It has been a long while since I last wrote a proper entry. It is easy to blame real life but it is not the reason. I still update lj everyday and catch up with all of Arashi's stuff.
I am in this place which people call 'near-the-top'. I am not an English native speaker but I have been learning it for about twelve years and now I am capable of listening to BBC, reading proper online newspaper with 'real' news (not just magazines), speaking in good British accent and communicating through e-mails. I am even tutoring English for a payment now, actually. However, since I passed the university entrance examination, I literally don't have to study English any more because my major is in Japanese and I am really afraid of losing my English ability.
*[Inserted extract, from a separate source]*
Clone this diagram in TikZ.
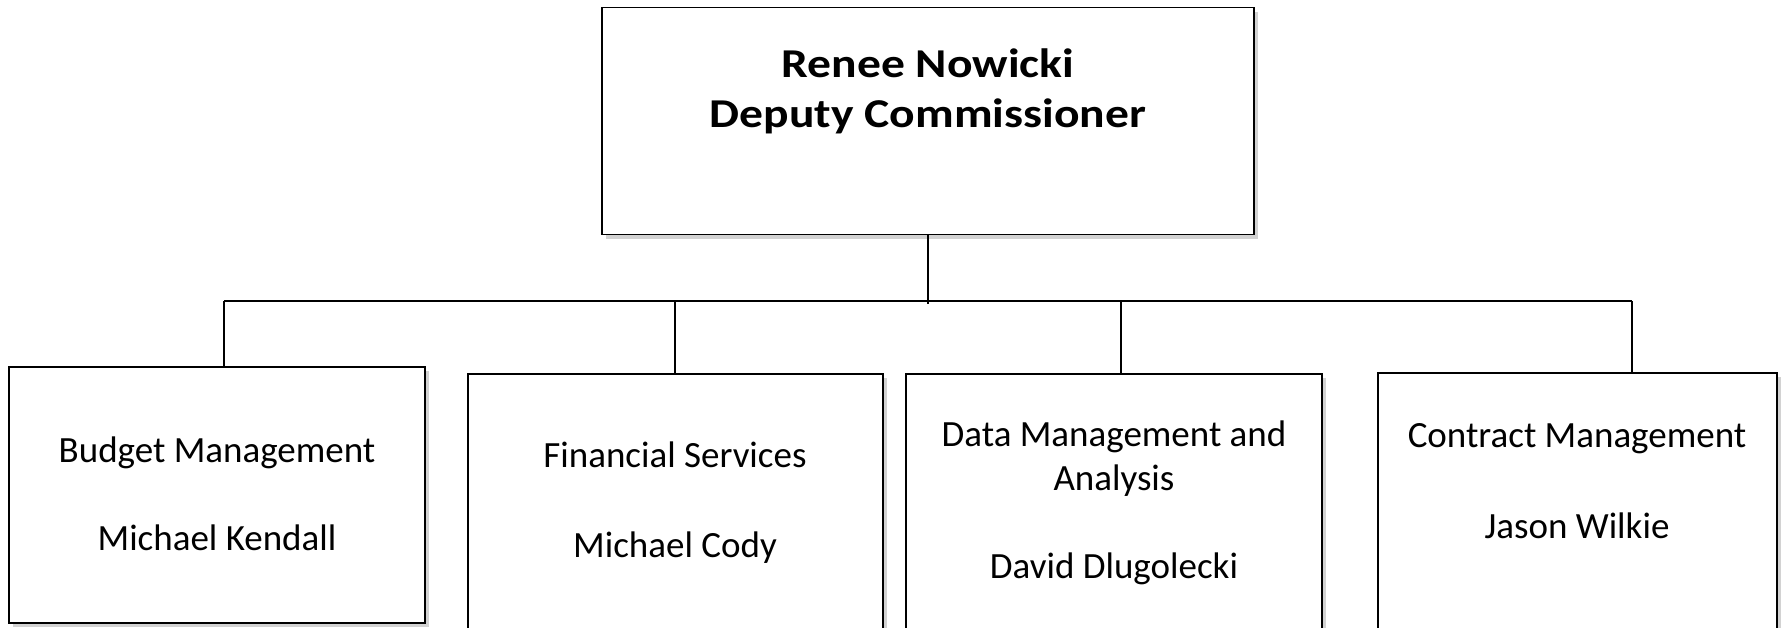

You who can speak (a) language(s) other than your mother tongue all know the hardship when studying a foreign language. When you first start, it is really frustrating. It seems like an impossible feat because there is just too much to learn and you get discouraged really easily. But after you pass the beginner phase (without giving up), the way from Elementary to Intermediate gets smoother. Intermediate to Advanced level is a little bit tougher but joyful all the same. However, but what do you do after reaching that Advanced goal?
I remember watching a study English on television program when I was young. The teacher was a man who had studied abroad and had a Ph.D in English. He said that he used to talk to his teacher that he felt like he kept staying at the same place, that he couldn't move on, couldn't advance. The teacher said that he had reached a place called 'near-the-top'. Learning a language was like climbing a mountain. After the initial obstacle, the inclined slope made you move forward faster. You felt strong, interested and inspired and it was like you could keep climbing forever. As you got nearer and nearer to the top, the slope became more and more upright and you started to feel the gravity held back your step. You couldn't go on for long without struggle and the frustrating feeling from the start went back to haunt you.
I couldn't put myself in his shoes at that time but now I find myself in the exact same situation.
I started translating Arashi's stuff because obviously I love them and I want to improve my Japanese. But more than that, I want to keep my English from getting rusty. One day, I went back to a concrit meme in lj. There was a comment said my English sucked so much that she didn't bother to join the community to download whatever there. At first I was angry, then I got upset, then I felt really discouraged and frustrated at myself. I am a perfectionist but sometimes I get really lazy and just rush through things. I know she is right and I am thankful to her for pointing that out thus waking me up but I am clueless for a way to improve all the same.
Now I want to move up my ladder and become more fluent in English. Unfortunately, my environment at the moment isn't an ideal one. Since college started, I have started to surround myself with Japanese books and Japanese friends. The only connection between me and English is through fandom but, as sad as it sounds, I don't have any Arashi's fan friend.
I am really social awkward and bad at making (much as keeping) connection and really suck at keeping in touch. In real life, I only stuck with my old friends and even in the rare cases where people talk to me first, I am barely a talkative person with strangers simply because I don't know what to say and I am afraid of putting them off for saying unnecessary/silly things. Therefore, most people just conclude that I am aloof or don't like them while actually I don't mean it at all.
I am aware of my lacking and have been trying to fix it for years now but I just don't know how. I am a really private person but like Jun, I like hanging out with friends and am quite a party person if with people I know well. It's not like I don't like to make new friends, it's just that I don't know how to thus, come back to the topic, I don't have any fandom friend. And it makes me sometimes really sad because all my friends in real life are only interested in K-Pop. I have no one to fangirl with.
So it may sound weird, I know it does, and I may appear to be super creepy and desperate for saying such a thing but if you are, well, interested, please talk to me. I am soon-to-be 19, a Jun's fan, like Sho/Jun pairing (actually I like all Arashi pairing now) and people often say that I am nice. If you has taken the time to read until here, you must know now that I am awkward but if you want to fangirl with me, please fangirl with me. I believe I am not a super unreasonably insane and crazy fan so you don't have to worry about that (hehe).